Why JetBlue’s CEO Thinks Breeze Will Be A Success

David Neeleman’s new airline Breeze is gearing up for takeoff in 2021 but will be flying into a difficult operating environment. Nevertheless, CEO of fellow Neeleman-founded airline, Robin Hayes of JetBlue, believes the startup will succeed. However, he’s not afraid to compete if Breeze enters his markets.

Breeze Airways
Robin Hayes, CEO of JetBlue, thinks Breeze will be a success. Photo: Breeze Airways

Lower fares and point-to-point will win

Despite the challenges posed by 2020, the US aviation industry is buzzing at the thought of a new entrant to its low-cost market. And this isn’t just any new entrant, but one that will fly two of the most capable aircraft in the short-haul catalog – the A220 and the E-195 – and which is headed up by serial airline founder David Neeleman.

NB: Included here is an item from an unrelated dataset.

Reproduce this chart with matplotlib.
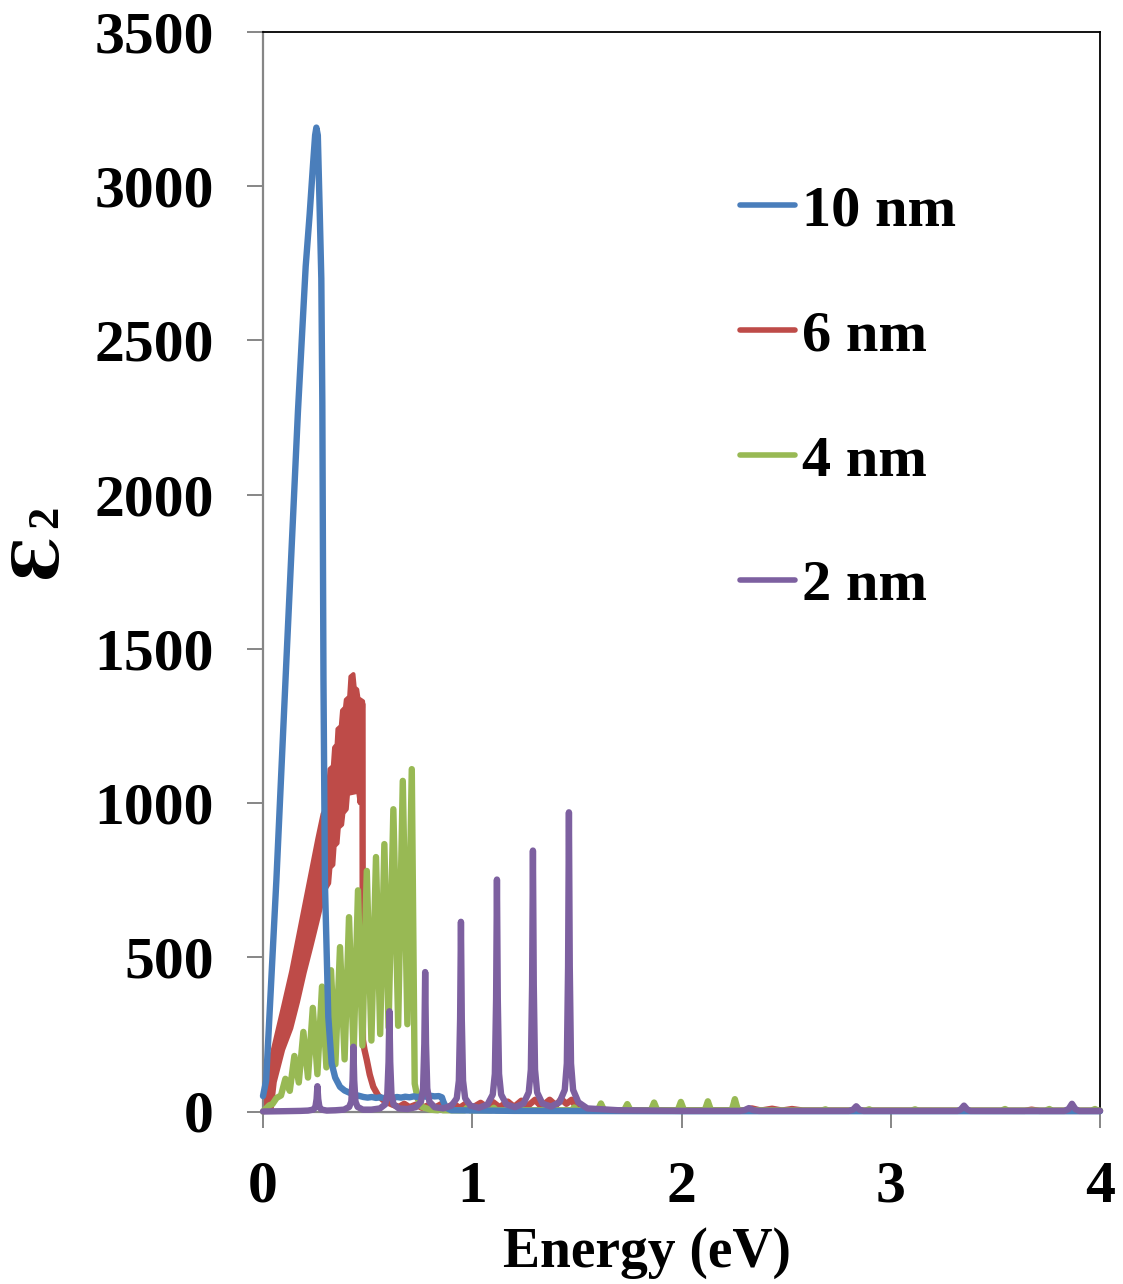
import matplotlib
matplotlib.use("Agg")
import matplotlib.pyplot as plt
from matplotlib.lines import Line2D

# ---------------- data ----------------
# 10 nm
blue_x = [0.0, 0.015, 0.064, 0.113, 0.167, 0.204, 0.223, 0.239, 0.249, 0.255, 0.262,
          0.271, 0.2787, 0.2835, 0.2865, 0.289, 0.296, 0.312, 0.328, 0.345, 0.368,
          0.39, 0.416, 0.44, 0.464, 0.48, 0.50, 0.52, 0.54, 0.56, 0.58, 0.60, 0.62,
          0.64, 0.66, 0.68, 0.70, 0.72, 0.74, 0.76, 0.78, 0.80, 0.82, 0.84, 0.855,
          0.862, 0.875, 0.90, 1.2, 2.0, 3.0, 4.0]
blue_y = [50, 100, 751, 1480, 2270, 2740, 2910, 3070, 3165, 3190, 3165,
          2920, 2700, 2300, 1800, 1400, 740, 307, 156, 110, 80,
          68, 60, 54, 50, 47, 45, 47, 44, 46, 43, 46, 44,
          47, 45, 48, 46, 49, 47, 50, 48, 51, 49, 50, 46,
          32, 12, 4, 2, 1, 1, 1]

# 6 nm : oscillating band (upper / lower envelope, stepped) + tail
red_hi_x = [0.0, 0.016, 0.056, 0.096, 0.135, 0.167, 0.199, 0.231, 0.26, 0.285,
            0.296, 0.302, 0.312, 0.318, 0.334, 0.340, 0.352, 0.356, 0.372, 0.378,
            0.392, 0.396, 0.412, 0.418, 0.432, 0.438, 0.450, 0.456, 0.478]
red_hi_y = [15, 110, 225, 340, 455, 565, 675, 785, 885, 965,
            978, 1040, 1050, 1110, 1120, 1180, 1190, 1240, 1250, 1300,
            1310, 1335, 1345, 1410, 1418, 1375, 1368, 1340, 1330]
red_lo_x = [0.0, 0.04, 0.056, 0.096, 0.135, 0.167, 0.199, 0.231, 0.26, 0.29,
            0.30, 0.316, 0.322, 0.336, 0.342, 0.356, 0.362, 0.378, 0.384, 0.40,
            0.406, 0.455, 0.462, 0.470, 0.478]
red_lo_y = [0, 0, 95, 200, 270, 355, 450, 535, 615, 700,
            722, 740, 790, 800, 860, 870, 920, 930, 967, 980,
            1030, 1037, 1000, 1280, 1310]
red_x = [0.4755, 0.476, 0.4775, 0.485, 0.496, 0.51, 0.527, 0.55, 0.575, 0.60,
         0.62, 0.65, 0.675, 0.70, 0.73, 0.76, 0.79, 0.82, 0.855, 0.88, 0.91,
         0.94, 0.975, 1.0, 1.04, 1.07, 1.10, 1.13, 1.17, 1.20, 1.235, 1.26,
         1.30, 1.33, 1.37, 1.40, 1.425, 1.45, 1.475, 1.50, 1.55, 2.30, 2.336,
         2.38, 2.433, 2.48, 2.528, 2.58, 3.64, 3.673, 3.71, 4.0]
red_y = [1320, 900, 232, 200, 167, 120, 80, 52, 37, 28,
         22, 15, 25, 14, 22, 12, 20, 12, 25, 12, 25,
         12, 28, 12, 28, 14, 30, 14, 32, 15, 35, 15,
         38, 16, 38, 20, 40, 25, 38, 10, 4, 3, 10,
         3, 9, 3, 8, 3, 2, 6, 2, 2]

# 4 nm
green_x = [0.0, 0.03, 0.045, 0.065, 0.086, 0.107, 0.128, 0.150, 0.171, 0.193, 0.215,
           0.238, 0.26, 0.282, 0.303, 0.325, 0.346, 0.368, 0.39, 0.411, 0.433,
           0.454, 0.475, 0.496, 0.518, 0.540, 0.56, 0.580, 0.60, 0.623, 0.646,
           0.668, 0.69, 0.711, 0.725, 0.74, 0.76, 0.80,
           0.835, 0.847, 0.86, 0.963, 0.975, 0.99, 1.09, 1.103, 1.115, 1.22, 1.231,
           1.243, 1.347, 1.359, 1.371, 1.475, 1.487, 1.50,
           1.60, 1.609, 1.615, 1.621, 1.63, 1.726, 1.735, 1.741, 1.747, 1.756,
           1.854, 1.863, 1.869, 1.875, 1.884, 1.982, 1.991, 1.997, 2.003, 2.012,
           2.111, 2.120, 2.126, 2.132, 2.141, 2.240, 2.249, 2.255, 2.261, 2.270,
           2.67, 2.688, 2.70, 2.88, 2.897, 2.91, 3.10, 3.116, 3.13, 3.53, 3.546,
           3.56, 3.74, 3.758, 3.77, 3.96, 3.976, 3.99, 4.0]
green_y = [0, 20, 24, 44, 52, 106, 67, 180, 94, 258, 110,
           336, 121, 405, 143, 458, 153, 533, 169, 630, 185,
           717, 214, 780, 230, 825, 251, 867, 273, 980, 278,
           1072, 283, 1110, 90, 40, 15, 6,
           4, 11, 4, 4, 12, 4, 4, 12, 4, 4, 12,
           4, 4, 12, 4, 4, 13, 4,
           4, 17, 26, 17, 4, 4, 16, 24, 16, 4,
           4, 19, 29, 19, 4, 4, 20, 31, 20, 4,
           4, 21, 33, 21, 4, 4, 25, 40, 25, 4,
           3, 7, 3, 3, 7, 3, 3, 7, 3, 3, 8,
           3, 3, 8, 3, 3, 8, 3, 3]

# 2 nm
purple_x = [0.0, 0.10, 0.18, 0.215, 0.24, 0.25, 0.256, 0.260, 0.264, 0.27, 0.28, 0.305,
            0.346, 0.387, 0.412, 0.422, 0.428, 0.432, 0.436, 0.442, 0.452, 0.477,
            0.518, 0.559, 0.584, 0.594, 0.600, 0.604, 0.608, 0.614, 0.624, 0.649,
            0.690, 0.730, 0.755, 0.765, 0.771, 0.775, 0.779, 0.785, 0.795, 0.820,
            0.861, 0.901, 0.926, 0.936, 0.942, 0.946, 0.950, 0.956, 0.966, 0.991,
            1.032, 1.073, 1.098, 1.108, 1.114, 1.118, 1.122, 1.128, 1.138, 1.163,
            1.204, 1.245, 1.270, 1.280, 1.286, 1.290, 1.294, 1.300, 1.310, 1.335,
            1.376, 1.417, 1.442, 1.452, 1.458, 1.462, 1.466, 1.472, 1.482, 1.507,
            1.55, 1.7, 2.0, 2.28, 2.30, 2.322, 2.344, 2.37, 2.6, 2.80, 2.82, 2.835,
            2.85, 2.87, 3.1, 3.32, 3.335, 3.350, 3.365, 3.38, 3.6, 3.83, 3.85,
            3.866, 3.882, 3.90, 4.0]
purple_y = [0, 1, 2, 3, 6, 13, 40, 82, 40, 13, 6, 3,
            4, 6, 15, 32, 100, 210, 100, 32, 15, 6,
            6, 10, 23, 55, 160, 325, 160, 55, 23, 10,
            8, 14, 32, 75, 220, 452, 220, 75, 32, 14,
            10, 19, 43, 100, 300, 615, 300, 100, 43, 19,
            12, 23, 55, 122, 365, 752, 365, 122, 55, 23,
            14, 26, 62, 136, 410, 846, 410, 136, 62, 26,
            16, 30, 70, 156, 470, 970, 470, 156, 70, 30,
            10, 4, 2, 2, 4, 11, 4, 2, 2, 2, 6, 17,
            6, 2, 2, 2, 7, 19, 7, 2, 2, 2, 8,
            25, 8, 2, 2]

labels = ["10 nm", "6 nm", "4 nm", "2 nm"]
colors = ["#4A7EBB", "#BE4B48", "#98B954", "#7D60A0"]
x_ticks = [0, 1, 2, 3, 4]
y_ticks = [0, 500, 1000, 1500, 2000, 2500, 3000, 3500]

# ---------------- figure ----------------
plt.rcParams['font.family'] = ['Liberation Serif', 'DejaVu Serif']
plt.rcParams['font.weight'] = 'bold'

W, H = 1123, 1284
fig = plt.figure(figsize=(W / 100, H / 100), dpi=100)
ax = fig.add_axes([263 / W, 1 - 1111.5 / H, (1100 - 263) / W, (1111.5 - 32) / H])

lw = 4.6
kw = dict(solid_capstyle='round', solid_joinstyle='round', clip_on=False)

band_x = red_hi_x + red_lo_x[::-1]
band_y = red_hi_y + red_lo_y[::-1]
ax.fill(band_x, band_y, facecolor=colors[1], edgecolor=colors[1], lw=3.0,
        joinstyle='round', zorder=2)
ax.plot(red_x, red_y, color=colors[1], lw=lw, zorder=2, **kw)
ax.plot(green_x, green_y, color=colors[2], lw=lw, zorder=3, **kw)
ax.plot(blue_x, blue_y, color=colors[0], lw=lw, zorder=4, **kw)
ax.plot(purple_x, purple_y, color=colors[3], lw=lw, zorder=5, **kw)

ax.set_xlim(0, 4)
ax.set_ylim(0, 3500)
ax.set_xticks(x_ticks)
ax.set_yticks(y_ticks)
ax.set_xticklabels([str(v) for v in x_ticks])
ax.set_yticklabels([str(v) for v in y_ticks])

for s in ['left', 'bottom']:
    ax.spines[s].set_color('#868686')
    ax.spines[s].set_linewidth(1.6)
for s in ['top', 'right']:
    ax.spines[s].set_color('black')
    ax.spines[s].set_linewidth(1.3)

ax.tick_params(axis='both', direction='out', length=11.5, width=1.4, color='#868686',
               labelsize=43, pad=24)
for lab in ax.get_xticklabels() + ax.get_yticklabels():
    lab.set_fontweight('bold')

ax.set_xlabel('Energy (eV)', fontsize=40, fontweight='bold', labelpad=9)
ax.xaxis.label.set_x((647 - 263) / 837)

# y label: open epsilon with subscript 2
ax.set_ylabel('Ɛ', fontsize=46, fontweight='bold', rotation=90,
              family=['DejaVu Serif'])
ax.yaxis.set_label_coords((39 - 263) / 837, (1111.5 - 555) / 1079.5)
ax.yaxis.label.set_verticalalignment('center')
ax.yaxis.label.set_horizontalalignment('center')
fig.text(46 / W, 1 - 517 / H, '2', fontsize=32, fontweight='bold', rotation=90,
         ha='center', va='center')

handles = [Line2D([], [], color=c, lw=4.0, solid_capstyle='round') for c in colors]
leg = ax.legend(handles, labels, loc='upper left',
                bbox_to_anchor=((740 - 263) / 837, (1111.5 - 185) / 1079.5),
                frameon=False, fontsize=42, handlelength=0.94, handletextpad=0.12,
                labelspacing=1.235, borderpad=0, borderaxespad=0)
for t in leg.get_texts():
    t.set_fontweight('bold')

fig.savefig('out.png', dpi=100)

Having taken delivery of its first Embraer in October, Breeze is gearing up for launch in 2021. Speaking at Routes Reconnected this week, JetBlue CEO Robin Hayes says he believes the airline will be a success. He said,

“I do think to the degree [Breeze] can identify markets that have not been tapped historically, if the demand is there, they can stimulate that through lower fares. I think that will be successful.”

JetBlue is the master of identifying untapped markets. Hayes noted that around 85 to 90% of JetBlue’s traffic flies point-to-point, with very little focus on connecting traffic. He says that the airline has seen a very strong preference for point-to-point travel when people can get it, and it’s a space where legacy airlines will struggle to compete on price.

JetBlue CEO Robin Hayes says Breeze will be a success if it can find those untapped markets. Photo: Getty Images

What’s left for Breeze?

Although the route network for the new airline is still under wraps, Neeleman has made clear all along that this is an airline that will focus on point-to-point, underserved routes, connecting secondary airports together. In normal times, these sorts of routes are ignored by large legacy carriers, with most preferring to operate through their hubs on connecting itineraries instead.

But these are not normal times. As Hayes said in his interview, airlines are behaving a bit like a bunch of 10 year old’s playing football. Nobody is playing their position anymore; everyone’s just chasing down the ball with little regard for their traditional strategy.

Airlines have stepped out of their usual positions to chase down demand where it’s seen. Photo: Getty Images

With major airlines redeploying capacity onto leisure routes, many of those underserved connections are rapidly becoming rather well served indeed. Does this mean that there will be very little for Breeze to pick up once it finally gets flying underway? Hayes thinks not, and believes that, as time moves on, the legacy airlines will pull back into their own positions. He said,

“The thing is, how much do we view what’s going on at the moment as sustainable over time? I think that, if you’re an airline that has built a cost structure around a higher fare business traveller, then it’s not really practical to make the sort of returns that they need to make flying leisure fliers around.

“So it may be something that you do in the short term to generate cash. But generating cash is a temporary strategy. What you have to do at some point is get back to building margin and profitability. I do think that as the business travel market recovers, and it will, it may not be where it was, but it will recover over time, you’ll see a lot of that flying redeployed.”

It’s great to see JetBlue supporting its founder’s new venture. But what about when they come head to head? Hayes said he was not afraid to compete with Breeze, commenting,

“I’m sure we’re gonna see them. I think that we have a very clear plan that we focus on, so if they turn up into markets that we fly, we will compete with them.”